■ SUPPLIED DATA ■
::::::::::

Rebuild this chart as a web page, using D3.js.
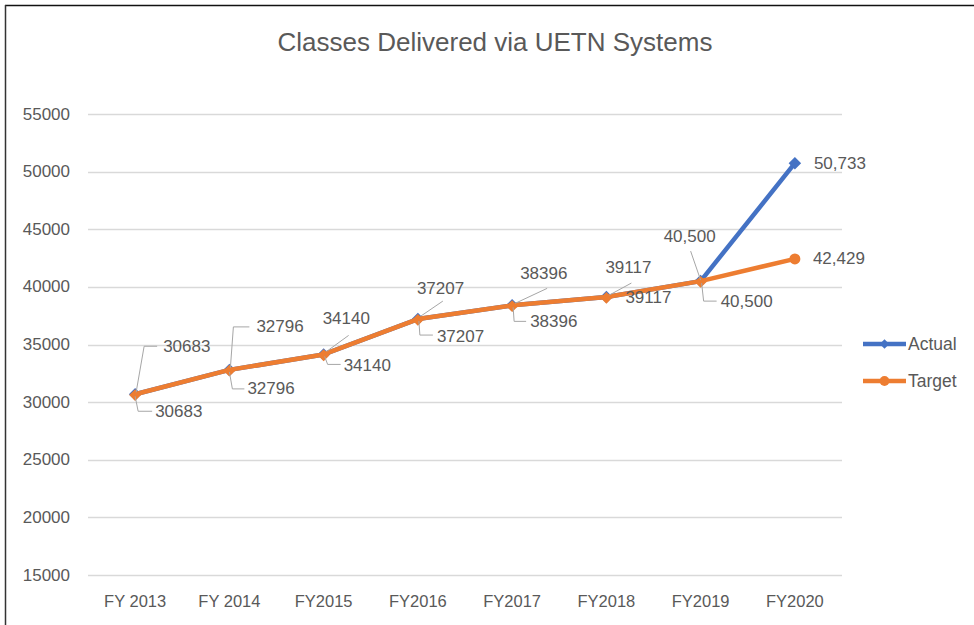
<!DOCTYPE html>
<html>
<head>
<meta charset="utf-8">
<script src="https://cdn.jsdelivr.net/npm/d3@7"></script>
<style>
  body { margin: 0; background: #fff; }
  text { font-family: "Liberation Sans", Arial, sans-serif; fill: #595959; }
</style>
</head>
<body>
<svg id="chart" width="974" height="625"></svg>
<script>
const categories = ["FY 2013", "FY 2014", "FY2015", "FY2016", "FY2017", "FY2018", "FY2019", "FY2020"];
const actual = [30683, 32796, 34140, 37207, 38396, 39117, 40500, 50733];
const target = [30683, 32796, 34140, 37207, 38396, 39117, 40500, 42429];
const actualLabels = ["30683", "32796", "34140", "37207", "38396", "39117", "40,500", "50,733"];
const targetLabels = ["30683", "32796", "34140", "37207", "38396", "39117", "40,500", "42,429"];
const yTicks = [15000, 20000, 25000, 30000, 35000, 40000, 45000, 50000, 55000];

// label placement relative to each point: text offset and leader line
const actualPlace = [
  { t: [28, -48], l: [[1, -2], [9, -48], [22, -48]] },
  { t: [27, -43], l: [[1, -2], [4, -43], [20, -43]] },
  { t: [-1, -36], l: [[3, -3], [25, -19]] },
  { t: [-1, -31], l: [[3, -3], [25, -18]] },
  { t: [8, -32], l: [[3, -2], [35, -17]] },
  { t: [-1, -30], l: [[3, -2], [25, -14]] },
  { t: [-37, -45], l: [[0, -1], [-10, -30]] },
  { t: [19, 0], l: null }
];
const targetPlace = [
  { t: [20, 17], l: [[0, 2], [3, 17], [17, 17]] },
  { t: [18, 19], l: [[0, 2], [3, 19], [15, 19]] },
  { t: [20, 11], l: [[1, 2], [4, 10], [17, 10]] },
  { t: [19, 17], l: [[1, 2], [2, 16], [15, 16]] },
  { t: [18, 16], l: [[1, 2], [2, 16], [14, 16]] },
  { t: [19, 0], l: null },
  { t: [20, 20], l: [[1, 2], [3, 20], [16, 20]] },
  { t: [18, 0], l: null }
];

const BLUE = "#4472C4";
const ORANGE = "#ED7D31";

const svg = d3.select("#chart");

// frame
svg.append("line").attr("x1", 5).attr("x2", 974).attr("y1", 5.5).attr("y2", 5.5)
  .attr("stroke", "#111").attr("stroke-width", 1.5);
svg.append("line").attr("x1", 5.5).attr("x2", 5.5).attr("y1", 5).attr("y2", 625)
  .attr("stroke", "#333").attr("stroke-width", 1.5);

const x = d3.scaleBand().domain(categories).range([88, 842]).padding(0);
const y = d3.scaleLinear().domain([15000, 55000]).range([575, 114]);
const cx = i => x(categories[i]) + x.bandwidth() / 2;

// title
svg.append("text")
  .attr("x", 495).attr("y", 51)
  .attr("text-anchor", "middle")
  .style("font-size", "26px")
  .text("Classes Delivered via UETN Systems");

// gridlines + y labels
svg.append("g").selectAll("line")
  .data(yTicks)
  .join("line")
  .attr("x1", 88).attr("x2", 842)
  .attr("y1", d => Math.round(y(d)) + 0.5).attr("y2", d => Math.round(y(d)) + 0.5)
  .attr("stroke", "#d9d9d9").attr("stroke-width", 1.3);

svg.append("g").selectAll("text")
  .data(yTicks)
  .join("text")
  .attr("x", 70).attr("y", d => y(d))
  .attr("text-anchor", "end")
  .attr("dominant-baseline", "central")
  .style("font-size", "17px")
  .text(d => d);

// x labels
svg.append("g").selectAll("text")
  .data(categories)
  .join("text")
  .attr("x", (d, i) => cx(i)).attr("y", 601)
  .attr("text-anchor", "middle")
  .attr("dominant-baseline", "central")
  .style("font-size", "16.5px")
  .text(d => d);

// leaders + labels
function drawLabels(values, labels, place) {
  const g = svg.append("g");
  values.forEach((v, i) => {
    const px = cx(i), py = y(v), p = place[i];
    if (p.l) {
      g.append("path")
        .attr("d", d3.line()(p.l.map(([dx, dy]) => [px + dx, py + dy])))
        .attr("fill", "none").attr("stroke", "#a6a6a6").attr("stroke-width", 1);
    }
    g.append("text")
      .attr("x", px + p.t[0]).attr("y", py + p.t[1])
      .attr("dominant-baseline", "central")
      .style("font-size", "17px")
      .text(labels[i]);
  });
}

const line = d3.line().x((d, i) => cx(i)).y(d => y(d));
const diamond = size => d3.symbol().type(d3.symbolSquare).size(size)();
const circle = size => d3.symbol().type(d3.symbolCircle).size(size)();

// actual series
svg.append("path").datum(actual)
  .attr("d", line).attr("fill", "none")
  .attr("stroke", BLUE).attr("stroke-width", 4.5).attr("stroke-linejoin", "round");
svg.append("g").selectAll("path")
  .data(actual)
  .join("path")
  .attr("d", diamond(78))
  .attr("transform", (d, i) => `translate(${cx(i)},${y(d)}) rotate(45)`)
  .attr("fill", BLUE);

// target series
svg.append("path").datum(target)
  .attr("d", line).attr("fill", "none")
  .attr("stroke", ORANGE).attr("stroke-width", 4.5).attr("stroke-linejoin", "round");
svg.append("g").selectAll("path")
  .data(target)
  .join("path")
  .attr("d", (d, i) => i === target.length - 1 ? circle(95) : diamond(70))
  .attr("transform", (d, i) => i === target.length - 1
    ? `translate(${cx(i)},${y(d)})`
    : `translate(${cx(i)},${y(d) + 0.8}) rotate(45)`)
  .attr("fill", ORANGE);

drawLabels(actual, actualLabels, actualPlace);
drawLabels(target, targetLabels, targetPlace);

// legend
const legend = [{ name: "Actual", color: BLUE, y: 344, shape: "d" }, { name: "Target", color: ORANGE, y: 381, shape: "c" }];
const lg = svg.append("g").selectAll("g").data(legend).join("g")
  .attr("transform", d => `translate(863,${d.y})`);
lg.append("line").attr("x1", 0).attr("x2", 43)
  .attr("stroke", d => d.color).attr("stroke-width", 4.5);
lg.append("path").attr("d", d => d.shape === "d" ? diamond(45) : circle(75))
  .attr("transform", d => d.shape === "d" ? "translate(21.5,0) rotate(45)" : "translate(21.5,0)")
  .attr("fill", d => d.color);
lg.append("text").attr("x", 45).attr("dominant-baseline", "central")
  .style("font-size", "17.5px").text(d => d.name);
</script>
</body>
</html>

::::::::::

■ WHAT YOU ARE ASKED TO DO ■
Set the listing down in full and exactly. Pictures within it should not appear in the copy.

■ THE RESULT ■
Rebuild this chart as a web page, using D3.js.
<!DOCTYPE html>
<html>
<head>
<meta charset="utf-8">
<script src="https://cdn.jsdelivr.net/npm/d3@7"></script>
<style>
  body { margin: 0; background: #fff; }
  text { font-family: "Liberation Sans", Arial, sans-serif; fill: #595959; }
</style>
</head>
<body>
<svg id="chart" width="974" height="625"></svg>
<script>
const categories = ["FY 2013", "FY 2014", "FY2015", "FY2016", "FY2017", "FY2018", "FY2019", "FY2020"];
const actual = [30683, 32796, 34140, 37207, 38396, 39117, 40500, 50733];
const target = [30683, 32796, 34140, 37207, 38396, 39117, 40500, 42429];
const actualLabels = ["30683", "32796", "34140", "37207", "38396", "39117", "40,500", "50,733"];
const targetLabels = ["30683", "32796", "34140", "37207", "38396", "39117", "40,500", "42,429"];
const yTicks = [15000, 20000, 25000, 30000, 35000, 40000, 45000, 50000, 55000];

// label placement relative to each point: text offset and leader line
const actualPlace = [
  { t: [28, -48], l: [[1, -2], [9, -48], [22, -48]] },
  { t: [27, -43], l: [[1, -2], [4, -43], [20, -43]] },
  { t: [-1, -36], l: [[3, -3], [25, -19]] },
  { t: [-1, -31], l: [[3, -3], [25, -18]] },
  { t: [8, -32], l: [[3, -2], [35, -17]] },
  { t: [-1, -30], l: [[3, -2], [25, -14]] },
  { t: [-37, -45], l: [[0, -1], [-10, -30]] },
  { t: [19, 0], l: null }
];
const targetPlace = [
  { t: [20, 17], l: [[0, 2], [3, 17], [17, 17]] },
  { t: [18, 19], l: [[0, 2], [3, 19], [15, 19]] },
  { t: [20, 11], l: [[1, 2], [4, 10], [17, 10]] },
  { t: [19, 17], l: [[1, 2], [2, 16], [15, 16]] },
  { t: [18, 16], l: [[1, 2], [2, 16], [14, 16]] },
  { t: [19, 0], l: null },
  { t: [20, 20], l: [[1, 2], [3, 20], [16, 20]] },
  { t: [18, 0], l: null }
];

const BLUE = "#4472C4";
const ORANGE = "#ED7D31";

const svg = d3.select("#chart");

// frame
svg.append("line").attr("x1", 5).attr("x2", 974).attr("y1", 5.5).attr("y2", 5.5)
  .attr("stroke", "#111").attr("stroke-width", 1.5);
svg.append("line").attr("x1", 5.5).attr("x2", 5.5).attr("y1", 5).attr("y2", 625)
  .attr("stroke", "#333").attr("stroke-width", 1.5);

const x = d3.scaleBand().domain(categories).range([88, 842]).padding(0);
const y = d3.scaleLinear().domain([15000, 55000]).range([575, 114]);
const cx = i => x(categories[i]) + x.bandwidth() / 2;

// title
svg.append("text")
  .attr("x", 495).attr("y", 51)
  .attr("text-anchor", "middle")
  .style("font-size", "26px")
  .text("Classes Delivered via UETN Systems");

// gridlines + y labels
svg.append("g").selectAll("line")
  .data(yTicks)
  .join("line")
  .attr("x1", 88).attr("x2", 842)
  .attr("y1", d => Math.round(y(d)) + 0.5).attr("y2", d => Math.round(y(d)) + 0.5)
  .attr("stroke", "#d9d9d9").attr("stroke-width", 1.3);

svg.append("g").selectAll("text")
  .data(yTicks)
  .join("text")
  .attr("x", 70).attr("y", d => y(d))
  .attr("text-anchor", "end")
  .attr("dominant-baseline", "central")
  .style("font-size", "17px")
  .text(d => d);

// x labels
svg.append("g").selectAll("text")
  .data(categories)
  .join("text")
  .attr("x", (d, i) => cx(i)).attr("y", 601)
  .attr("text-anchor", "middle")
  .attr("dominant-baseline", "central")
  .style("font-size", "16.5px")
  .text(d => d);

// leaders + labels
function drawLabels(values, labels, place) {
  const g = svg.append("g");
  values.forEach((v, i) => {
    const px = cx(i), py = y(v), p = place[i];
    if (p.l) {
      g.append("path")
        .attr("d", d3.line()(p.l.map(([dx, dy]) => [px + dx, py + dy])))
        .attr("fill", "none").attr("stroke", "#a6a6a6").attr("stroke-width", 1);
    }
    g.append("text")
      .attr("x", px + p.t[0]).attr("y", py + p.t[1])
      .attr("dominant-baseline", "central")
      .style("font-size", "17px")
      .text(labels[i]);
  });
}

const line = d3.line().x((d, i) => cx(i)).y(d => y(d));
const diamond = size => d3.symbol().type(d3.symbolSquare).size(size)();
const circle = size => d3.symbol().type(d3.symbolCircle).size(size)();

// actual series
svg.append("path").datum(actual)
  .attr("d", line).attr("fill", "none")
  .attr("stroke", BLUE).attr("stroke-width", 4.5).attr("stroke-linejoin", "round");
svg.append("g").selectAll("path")
  .data(actual)
  .join("path")
  .attr("d", diamond(78))
  .attr("transform", (d, i) => `translate(${cx(i)},${y(d)}) rotate(45)`)
  .attr("fill", BLUE);

// target series
svg.append("path").datum(target)
  .attr("d", line).attr("fill", "none")
  .attr("stroke", ORANGE).attr("stroke-width", 4.5).attr("stroke-linejoin", "round");
svg.append("g").selectAll("path")
  .data(target)
  .join("path")
  .attr("d", (d, i) => i === target.length - 1 ? circle(95) : diamond(70))
  .attr("transform", (d, i) => i === target.length - 1
    ? `translate(${cx(i)},${y(d)})`
    : `translate(${cx(i)},${y(d) + 0.8}) rotate(45)`)
  .attr("fill", ORANGE);

drawLabels(actual, actualLabels, actualPlace);
drawLabels(target, targetLabels, targetPlace);

// legend
const legend = [{ name: "Actual", color: BLUE, y: 344, shape: "d" }, { name: "Target", color: ORANGE, y: 381, shape: "c" }];
const lg = svg.append("g").selectAll("g").data(legend).join("g")
  .attr("transform", d => `translate(863,${d.y})`);
lg.append("line").attr("x1", 0).attr("x2", 43)
  .attr("stroke", d => d.color).attr("stroke-width", 4.5);
lg.append("path").attr("d", d => d.shape === "d" ? diamond(45) : circle(75))
  .attr("transform", d => d.shape === "d" ? "translate(21.5,0) rotate(45)" : "translate(21.5,0)")
  .attr("fill", d => d.color);
lg.append("text").attr("x", 45).attr("dominant-baseline", "central")
  .style("font-size", "17.5px").text(d => d.name);
</script>
</body>
</html>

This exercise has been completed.